The researchers came to the above conclusion after conducting computer modelling and analysis of observational studies.
Their study includes the first estimate of the transmissibility of pandemic H1N1 influenza in schools.
And the researchers recommends that 70 percent of children, ages 6 months to 18 years, be vaccinated first, as well as members of high-risk groups as identified by the US Centers for Disease Control and Prevention.
These groups include health care and emergency services personnel and those at risk for medical complications from pandemic H1N1 illness such as persons with chronic health disorders and compromised immune systems.
Two doses of vaccine, delivered three weeks apart, may be needed to confer adequate protection to the virus.
Corresponding author Dr.
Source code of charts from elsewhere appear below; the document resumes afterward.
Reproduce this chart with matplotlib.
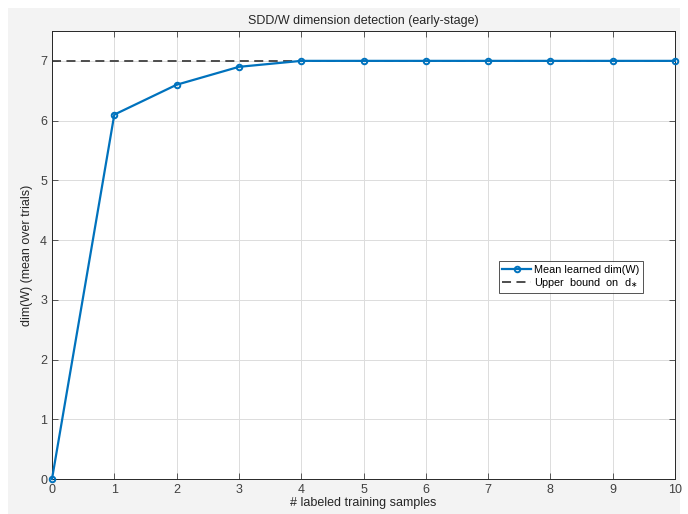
import matplotlib.pyplot as plt
from matplotlib.patches import Rectangle

plt.rcParams['font.family'] = ['Liberation Sans', 'DejaVu Sans']

samples = [0, 1, 2, 3, 4, 5, 6, 7, 8, 9, 10]
mean_dim = [0, 6.1, 6.6, 6.9, 7, 7, 7, 7, 7, 7, 7]
upper_bound = 7

fig = plt.figure(figsize=(6.88, 5.14), dpi=100, facecolor='white')
# grey MATLAB-like figure panel
fig.patches.append(Rectangle((8 / 688, 0), 672 / 688, 1 - 8 / 514,
                             transform=fig.transFigure, facecolor='#f3f3f3',
                             edgecolor='none', zorder=-1))

ax = fig.add_axes([52 / 688, 1 - 479 / 514, 623 / 688, 448 / 514])
ax.set_facecolor('white')

ax.axhline(upper_bound, color='#404040', ls=(0, (5, 3)), lw=1.3,
           label=r'Upper  bound  on  d$_{\ast}$', zorder=2)
ax.plot(samples, mean_dim, color='#0072BD', lw=1.6, marker='o', ms=4,
        mfc='none', mew=1.4, label='Mean learned dim(W)', zorder=3, clip_on=False)

ax.set_xlim(0, 10)
ax.set_ylim(0, 7.5)
ax.set_xticks(samples)
ax.set_yticks(range(8))
ax.grid(True, color='#dcdcdc', lw=0.7)
ax.set_axisbelow(True)
ax.tick_params(direction='in', top=True, right=True, length=4,
               labelsize=9, colors='#404040', width=0.6)
for s in ax.spines.values():
    s.set_color('#262626')
    s.set_linewidth(0.7)

ax.set_xlabel('# labeled training samples', fontsize=9, color='#262626', labelpad=1)
ax.set_ylabel('dim(W) (mean over trials)', fontsize=9, color='#262626', labelpad=5)
ax.set_title('SDD/W dimension detection (early-stage)', fontsize=9,
             color='#262626', pad=5)

h, l = ax.get_legend_handles_labels()
leg = ax.legend(h[::-1], l[::-1], loc='center left', bbox_to_anchor=(0.717, 0.45),
                fontsize=7.8, frameon=True, fancybox=False, edgecolor='#262626',
                borderpad=0.3, handlelength=2.7, handletextpad=0.3,
                labelspacing=0.15, borderaxespad=0)
leg.get_frame().set_linewidth(0.7)

fig.savefig('out.png', dpi=100, facecolor=fig.get_facecolor())
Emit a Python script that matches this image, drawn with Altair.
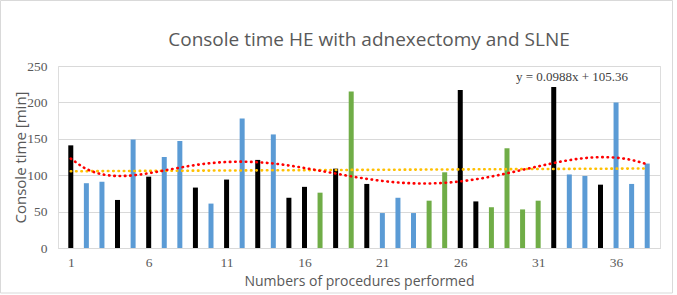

Ira Longini, and colleagues emphasized that a combination of factors - the availability of an effective vaccine to protect people against pandemic H1N1, coupled with the timing of the outbreak - will determine how quickly the epidemic can be slowed.
It was estimated that to bring the epidemic under control aggressive vaccination of the population must begin at least a month before the epidemic peak, concentrating on children as much as possible.
"Our estimates of pandemic H1N1 in households, schools and in the community places this virus in the higher range of transmissibility," said Dr. Yang Yang, first author of the paper and a staff scientist at VIDI.
The authors concluded that although social distancing and the use of antiviral medicines can be partially effective at slowing pandemic flu spread, vaccination remains the most effective means of pandemic influenza control.
The study has been published in Science Express, the early online edition of the journal Science.